WHAT THE TASK ASKS. Exclude the pictures and retype the entries as written.

Rows from a dataset of charts and code.
+ + + + + + +

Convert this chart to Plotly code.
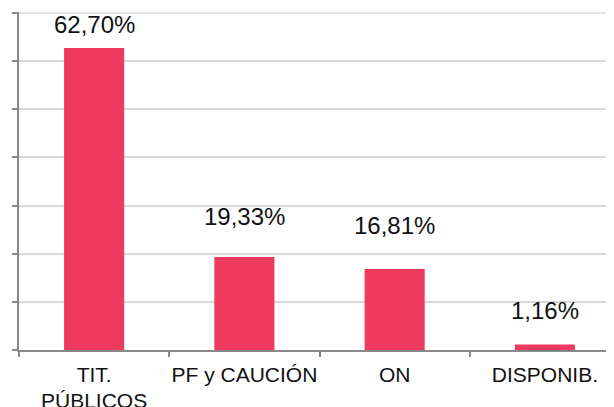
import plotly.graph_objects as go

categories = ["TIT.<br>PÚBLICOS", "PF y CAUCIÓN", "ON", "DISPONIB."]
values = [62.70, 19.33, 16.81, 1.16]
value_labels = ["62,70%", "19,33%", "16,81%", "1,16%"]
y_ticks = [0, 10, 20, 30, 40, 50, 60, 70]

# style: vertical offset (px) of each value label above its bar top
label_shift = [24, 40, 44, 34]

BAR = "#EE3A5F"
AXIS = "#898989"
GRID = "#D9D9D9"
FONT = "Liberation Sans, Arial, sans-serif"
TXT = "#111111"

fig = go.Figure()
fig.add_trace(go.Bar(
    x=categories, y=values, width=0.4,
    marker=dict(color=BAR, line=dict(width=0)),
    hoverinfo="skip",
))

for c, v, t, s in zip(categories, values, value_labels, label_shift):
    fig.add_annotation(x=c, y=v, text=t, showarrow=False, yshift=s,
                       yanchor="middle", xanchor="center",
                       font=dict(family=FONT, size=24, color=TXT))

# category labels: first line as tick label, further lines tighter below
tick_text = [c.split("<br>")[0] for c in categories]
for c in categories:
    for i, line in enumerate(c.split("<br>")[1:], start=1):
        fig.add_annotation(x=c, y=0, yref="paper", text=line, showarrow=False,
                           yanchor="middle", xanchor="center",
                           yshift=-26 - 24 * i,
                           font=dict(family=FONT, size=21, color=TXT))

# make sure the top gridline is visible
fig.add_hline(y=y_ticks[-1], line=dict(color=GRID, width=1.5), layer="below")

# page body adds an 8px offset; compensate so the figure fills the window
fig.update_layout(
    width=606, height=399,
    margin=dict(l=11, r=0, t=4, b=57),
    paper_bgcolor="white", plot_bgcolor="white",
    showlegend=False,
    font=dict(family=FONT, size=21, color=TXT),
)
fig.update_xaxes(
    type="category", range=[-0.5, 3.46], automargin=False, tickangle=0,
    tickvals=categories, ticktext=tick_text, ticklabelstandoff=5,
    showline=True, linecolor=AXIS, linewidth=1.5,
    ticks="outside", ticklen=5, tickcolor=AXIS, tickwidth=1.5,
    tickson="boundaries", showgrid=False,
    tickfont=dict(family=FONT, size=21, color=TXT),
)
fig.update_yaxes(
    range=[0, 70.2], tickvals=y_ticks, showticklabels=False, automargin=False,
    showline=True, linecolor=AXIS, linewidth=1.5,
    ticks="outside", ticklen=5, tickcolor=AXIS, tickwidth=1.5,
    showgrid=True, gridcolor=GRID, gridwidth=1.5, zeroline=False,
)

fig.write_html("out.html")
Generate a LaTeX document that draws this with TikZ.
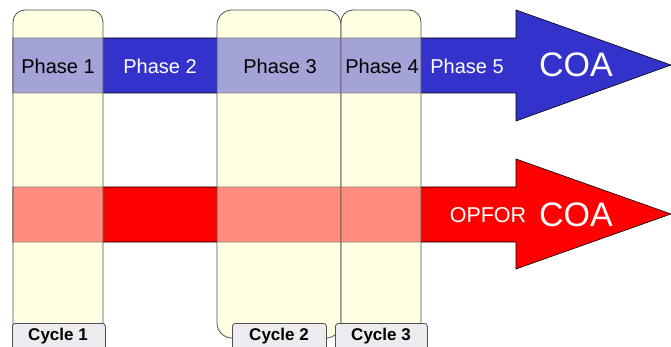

+ + + + + + +

WRITTEN SOLUTION.
Convert this chart to Plotly code.
import plotly.graph_objects as go

categories = ["TIT.<br>PÚBLICOS", "PF y CAUCIÓN", "ON", "DISPONIB."]
values = [62.70, 19.33, 16.81, 1.16]
value_labels = ["62,70%", "19,33%", "16,81%", "1,16%"]
y_ticks = [0, 10, 20, 30, 40, 50, 60, 70]

# style: vertical offset (px) of each value label above its bar top
label_shift = [24, 40, 44, 34]

BAR = "#EE3A5F"
AXIS = "#898989"
GRID = "#D9D9D9"
FONT = "Liberation Sans, Arial, sans-serif"
TXT = "#111111"

fig = go.Figure()
fig.add_trace(go.Bar(
    x=categories, y=values, width=0.4,
    marker=dict(color=BAR, line=dict(width=0)),
    hoverinfo="skip",
))

for c, v, t, s in zip(categories, values, value_labels, label_shift):
    fig.add_annotation(x=c, y=v, text=t, showarrow=False, yshift=s,
                       yanchor="middle", xanchor="center",
                       font=dict(family=FONT, size=24, color=TXT))

# category labels: first line as tick label, further lines tighter below
tick_text = [c.split("<br>")[0] for c in categories]
for c in categories:
    for i, line in enumerate(c.split("<br>")[1:], start=1):
        fig.add_annotation(x=c, y=0, yref="paper", text=line, showarrow=False,
                           yanchor="middle", xanchor="center",
                           yshift=-26 - 24 * i,
                           font=dict(family=FONT, size=21, color=TXT))

# make sure the top gridline is visible
fig.add_hline(y=y_ticks[-1], line=dict(color=GRID, width=1.5), layer="below")

# page body adds an 8px offset; compensate so the figure fills the window
fig.update_layout(
    width=606, height=399,
    margin=dict(l=11, r=0, t=4, b=57),
    paper_bgcolor="white", plot_bgcolor="white",
    showlegend=False,
    font=dict(family=FONT, size=21, color=TXT),
)
fig.update_xaxes(
    type="category", range=[-0.5, 3.46], automargin=False, tickangle=0,
    tickvals=categories, ticktext=tick_text, ticklabelstandoff=5,
    showline=True, linecolor=AXIS, linewidth=1.5,
    ticks="outside", ticklen=5, tickcolor=AXIS, tickwidth=1.5,
    tickson="boundaries", showgrid=False,
    tickfont=dict(family=FONT, size=21, color=TXT),
)
fig.update_yaxes(
    range=[0, 70.2], tickvals=y_ticks, showticklabels=False, automargin=False,
    showline=True, linecolor=AXIS, linewidth=1.5,
    ticks="outside", ticklen=5, tickcolor=AXIS, tickwidth=1.5,
    showgrid=True, gridcolor=GRID, gridwidth=1.5, zeroline=False,
)

fig.write_html("out.html")
Generate a LaTeX document that draws this with TikZ.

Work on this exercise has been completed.